PROBLEM | Give the entries again, word for word.

DATASET EXTRACT |
────

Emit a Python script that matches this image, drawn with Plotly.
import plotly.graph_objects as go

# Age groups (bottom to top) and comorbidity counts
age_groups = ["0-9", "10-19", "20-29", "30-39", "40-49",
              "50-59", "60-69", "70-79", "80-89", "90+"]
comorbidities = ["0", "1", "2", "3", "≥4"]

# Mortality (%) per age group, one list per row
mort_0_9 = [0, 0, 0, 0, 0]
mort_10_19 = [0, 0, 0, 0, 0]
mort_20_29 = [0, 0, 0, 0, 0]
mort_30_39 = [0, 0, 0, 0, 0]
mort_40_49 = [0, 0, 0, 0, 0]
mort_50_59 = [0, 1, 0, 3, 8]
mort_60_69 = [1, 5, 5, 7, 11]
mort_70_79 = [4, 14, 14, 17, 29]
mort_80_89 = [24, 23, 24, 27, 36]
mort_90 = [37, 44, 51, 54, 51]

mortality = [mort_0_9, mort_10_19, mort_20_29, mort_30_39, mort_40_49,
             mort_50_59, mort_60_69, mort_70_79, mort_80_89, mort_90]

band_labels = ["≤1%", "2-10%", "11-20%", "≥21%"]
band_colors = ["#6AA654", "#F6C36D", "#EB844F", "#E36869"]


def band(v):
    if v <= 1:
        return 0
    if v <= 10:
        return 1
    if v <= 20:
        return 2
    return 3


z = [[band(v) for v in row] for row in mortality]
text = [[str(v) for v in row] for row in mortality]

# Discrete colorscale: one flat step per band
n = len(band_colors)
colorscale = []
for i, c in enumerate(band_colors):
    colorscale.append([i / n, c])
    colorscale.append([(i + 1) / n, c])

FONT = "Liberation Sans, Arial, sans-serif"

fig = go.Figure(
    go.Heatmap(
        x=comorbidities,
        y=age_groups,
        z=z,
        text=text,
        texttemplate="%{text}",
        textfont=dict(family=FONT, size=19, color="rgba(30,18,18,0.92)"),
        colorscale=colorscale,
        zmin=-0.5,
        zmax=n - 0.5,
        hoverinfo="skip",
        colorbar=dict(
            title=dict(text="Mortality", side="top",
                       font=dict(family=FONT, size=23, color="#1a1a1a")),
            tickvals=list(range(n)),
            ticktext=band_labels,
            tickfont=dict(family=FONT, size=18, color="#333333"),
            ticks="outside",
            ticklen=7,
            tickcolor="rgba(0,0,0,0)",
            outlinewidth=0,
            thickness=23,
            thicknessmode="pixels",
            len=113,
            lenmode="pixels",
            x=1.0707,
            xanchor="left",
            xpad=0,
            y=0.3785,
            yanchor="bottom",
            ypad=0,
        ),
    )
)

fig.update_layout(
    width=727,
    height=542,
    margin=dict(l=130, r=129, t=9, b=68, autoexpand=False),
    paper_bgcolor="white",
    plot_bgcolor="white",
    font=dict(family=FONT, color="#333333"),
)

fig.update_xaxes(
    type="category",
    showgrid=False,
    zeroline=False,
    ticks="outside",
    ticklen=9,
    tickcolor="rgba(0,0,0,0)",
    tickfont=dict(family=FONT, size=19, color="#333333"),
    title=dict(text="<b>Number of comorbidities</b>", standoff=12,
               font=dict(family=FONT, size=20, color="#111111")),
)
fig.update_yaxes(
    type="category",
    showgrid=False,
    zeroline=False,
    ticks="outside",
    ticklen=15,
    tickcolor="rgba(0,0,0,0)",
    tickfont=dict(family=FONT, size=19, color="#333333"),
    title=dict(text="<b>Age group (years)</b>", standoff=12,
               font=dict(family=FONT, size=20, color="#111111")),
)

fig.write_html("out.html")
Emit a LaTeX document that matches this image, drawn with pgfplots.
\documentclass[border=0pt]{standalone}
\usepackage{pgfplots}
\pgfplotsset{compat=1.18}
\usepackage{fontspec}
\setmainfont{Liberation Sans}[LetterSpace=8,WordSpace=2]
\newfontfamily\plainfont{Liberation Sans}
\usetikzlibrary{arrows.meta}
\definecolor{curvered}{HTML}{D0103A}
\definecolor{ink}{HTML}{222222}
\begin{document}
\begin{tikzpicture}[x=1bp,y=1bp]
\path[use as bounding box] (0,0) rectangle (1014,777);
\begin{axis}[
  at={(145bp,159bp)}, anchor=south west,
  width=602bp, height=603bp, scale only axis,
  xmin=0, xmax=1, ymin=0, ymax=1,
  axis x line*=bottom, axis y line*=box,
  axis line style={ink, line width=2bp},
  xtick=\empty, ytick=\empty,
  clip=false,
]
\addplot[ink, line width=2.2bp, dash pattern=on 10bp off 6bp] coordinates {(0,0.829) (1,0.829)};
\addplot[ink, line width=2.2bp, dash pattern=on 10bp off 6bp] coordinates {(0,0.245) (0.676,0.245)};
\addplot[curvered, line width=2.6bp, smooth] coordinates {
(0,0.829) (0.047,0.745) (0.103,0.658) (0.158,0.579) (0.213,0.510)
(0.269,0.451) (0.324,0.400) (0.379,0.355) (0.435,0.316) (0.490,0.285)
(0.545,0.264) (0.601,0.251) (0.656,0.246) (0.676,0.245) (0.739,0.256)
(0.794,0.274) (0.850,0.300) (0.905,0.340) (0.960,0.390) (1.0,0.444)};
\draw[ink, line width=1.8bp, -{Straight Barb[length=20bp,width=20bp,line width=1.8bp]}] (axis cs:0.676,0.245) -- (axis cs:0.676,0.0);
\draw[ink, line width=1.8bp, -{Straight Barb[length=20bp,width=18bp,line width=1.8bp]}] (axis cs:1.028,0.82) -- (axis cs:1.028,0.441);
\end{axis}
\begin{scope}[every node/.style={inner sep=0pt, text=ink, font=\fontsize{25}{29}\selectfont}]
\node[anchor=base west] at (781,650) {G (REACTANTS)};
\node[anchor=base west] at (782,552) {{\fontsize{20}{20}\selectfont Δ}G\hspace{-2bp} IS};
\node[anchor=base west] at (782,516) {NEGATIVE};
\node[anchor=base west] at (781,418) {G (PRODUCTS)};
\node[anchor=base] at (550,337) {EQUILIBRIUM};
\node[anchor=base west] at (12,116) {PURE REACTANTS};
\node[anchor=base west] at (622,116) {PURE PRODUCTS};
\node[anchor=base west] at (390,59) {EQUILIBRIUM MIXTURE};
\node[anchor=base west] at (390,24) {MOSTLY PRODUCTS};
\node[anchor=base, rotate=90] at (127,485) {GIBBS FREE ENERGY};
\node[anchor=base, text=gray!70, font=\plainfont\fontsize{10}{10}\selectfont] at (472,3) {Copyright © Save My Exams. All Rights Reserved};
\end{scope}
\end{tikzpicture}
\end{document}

────

EXERCISE SOLUTION |
Emit a Python script that matches this image, drawn with Plotly.
import plotly.graph_objects as go

# Age groups (bottom to top) and comorbidity counts
age_groups = ["0-9", "10-19", "20-29", "30-39", "40-49",
              "50-59", "60-69", "70-79", "80-89", "90+"]
comorbidities = ["0", "1", "2", "3", "≥4"]

# Mortality (%) per age group, one list per row
mort_0_9 = [0, 0, 0, 0, 0]
mort_10_19 = [0, 0, 0, 0, 0]
mort_20_29 = [0, 0, 0, 0, 0]
mort_30_39 = [0, 0, 0, 0, 0]
mort_40_49 = [0, 0, 0, 0, 0]
mort_50_59 = [0, 1, 0, 3, 8]
mort_60_69 = [1, 5, 5, 7, 11]
mort_70_79 = [4, 14, 14, 17, 29]
mort_80_89 = [24, 23, 24, 27, 36]
mort_90 = [37, 44, 51, 54, 51]

mortality = [mort_0_9, mort_10_19, mort_20_29, mort_30_39, mort_40_49,
             mort_50_59, mort_60_69, mort_70_79, mort_80_89, mort_90]

band_labels = ["≤1%", "2-10%", "11-20%", "≥21%"]
band_colors = ["#6AA654", "#F6C36D", "#EB844F", "#E36869"]


def band(v):
    if v <= 1:
        return 0
    if v <= 10:
        return 1
    if v <= 20:
        return 2
    return 3


z = [[band(v) for v in row] for row in mortality]
text = [[str(v) for v in row] for row in mortality]

# Discrete colorscale: one flat step per band
n = len(band_colors)
colorscale = []
for i, c in enumerate(band_colors):
    colorscale.append([i / n, c])
    colorscale.append([(i + 1) / n, c])

FONT = "Liberation Sans, Arial, sans-serif"

fig = go.Figure(
    go.Heatmap(
        x=comorbidities,
        y=age_groups,
        z=z,
        text=text,
        texttemplate="%{text}",
        textfont=dict(family=FONT, size=19, color="rgba(30,18,18,0.92)"),
        colorscale=colorscale,
        zmin=-0.5,
        zmax=n - 0.5,
        hoverinfo="skip",
        colorbar=dict(
            title=dict(text="Mortality", side="top",
                       font=dict(family=FONT, size=23, color="#1a1a1a")),
            tickvals=list(range(n)),
            ticktext=band_labels,
            tickfont=dict(family=FONT, size=18, color="#333333"),
            ticks="outside",
            ticklen=7,
            tickcolor="rgba(0,0,0,0)",
            outlinewidth=0,
            thickness=23,
            thicknessmode="pixels",
            len=113,
            lenmode="pixels",
            x=1.0707,
            xanchor="left",
            xpad=0,
            y=0.3785,
            yanchor="bottom",
            ypad=0,
        ),
    )
)

fig.update_layout(
    width=727,
    height=542,
    margin=dict(l=130, r=129, t=9, b=68, autoexpand=False),
    paper_bgcolor="white",
    plot_bgcolor="white",
    font=dict(family=FONT, color="#333333"),
)

fig.update_xaxes(
    type="category",
    showgrid=False,
    zeroline=False,
    ticks="outside",
    ticklen=9,
    tickcolor="rgba(0,0,0,0)",
    tickfont=dict(family=FONT, size=19, color="#333333"),
    title=dict(text="<b>Number of comorbidities</b>", standoff=12,
               font=dict(family=FONT, size=20, color="#111111")),
)
fig.update_yaxes(
    type="category",
    showgrid=False,
    zeroline=False,
    ticks="outside",
    ticklen=15,
    tickcolor="rgba(0,0,0,0)",
    tickfont=dict(family=FONT, size=19, color="#333333"),
    title=dict(text="<b>Age group (years)</b>", standoff=12,
               font=dict(family=FONT, size=20, color="#111111")),
)

fig.write_html("out.html")
Emit a LaTeX document that matches this image, drawn with pgfplots.
\documentclass[border=0pt]{standalone}
\usepackage{pgfplots}
\pgfplotsset{compat=1.18}
\usepackage{fontspec}
\setmainfont{Liberation Sans}[LetterSpace=8,WordSpace=2]
\newfontfamily\plainfont{Liberation Sans}
\usetikzlibrary{arrows.meta}
\definecolor{curvered}{HTML}{D0103A}
\definecolor{ink}{HTML}{222222}
\begin{document}
\begin{tikzpicture}[x=1bp,y=1bp]
\path[use as bounding box] (0,0) rectangle (1014,777);
\begin{axis}[
  at={(145bp,159bp)}, anchor=south west,
  width=602bp, height=603bp, scale only axis,
  xmin=0, xmax=1, ymin=0, ymax=1,
  axis x line*=bottom, axis y line*=box,
  axis line style={ink, line width=2bp},
  xtick=\empty, ytick=\empty,
  clip=false,
]
\addplot[ink, line width=2.2bp, dash pattern=on 10bp off 6bp] coordinates {(0,0.829) (1,0.829)};
\addplot[ink, line width=2.2bp, dash pattern=on 10bp off 6bp] coordinates {(0,0.245) (0.676,0.245)};
\addplot[curvered, line width=2.6bp, smooth] coordinates {
(0,0.829) (0.047,0.745) (0.103,0.658) (0.158,0.579) (0.213,0.510)
(0.269,0.451) (0.324,0.400) (0.379,0.355) (0.435,0.316) (0.490,0.285)
(0.545,0.264) (0.601,0.251) (0.656,0.246) (0.676,0.245) (0.739,0.256)
(0.794,0.274) (0.850,0.300) (0.905,0.340) (0.960,0.390) (1.0,0.444)};
\draw[ink, line width=1.8bp, -{Straight Barb[length=20bp,width=20bp,line width=1.8bp]}] (axis cs:0.676,0.245) -- (axis cs:0.676,0.0);
\draw[ink, line width=1.8bp, -{Straight Barb[length=20bp,width=18bp,line width=1.8bp]}] (axis cs:1.028,0.82) -- (axis cs:1.028,0.441);
\end{axis}
\begin{scope}[every node/.style={inner sep=0pt, text=ink, font=\fontsize{25}{29}\selectfont}]
\node[anchor=base west] at (781,650) {G (REACTANTS)};
\node[anchor=base west] at (782,552) {{\fontsize{20}{20}\selectfont Δ}G\hspace{-2bp} IS};
\node[anchor=base west] at (782,516) {NEGATIVE};
\node[anchor=base west] at (781,418) {G (PRODUCTS)};
\node[anchor=base] at (550,337) {EQUILIBRIUM};
\node[anchor=base west] at (12,116) {PURE REACTANTS};
\node[anchor=base west] at (622,116) {PURE PRODUCTS};
\node[anchor=base west] at (390,59) {EQUILIBRIUM MIXTURE};
\node[anchor=base west] at (390,24) {MOSTLY PRODUCTS};
\node[anchor=base, rotate=90] at (127,485) {GIBBS FREE ENERGY};
\node[anchor=base, text=gray!70, font=\plainfont\fontsize{10}{10}\selectfont] at (472,3) {Copyright © Save My Exams. All Rights Reserved};
\end{scope}
\end{tikzpicture}
\end{document}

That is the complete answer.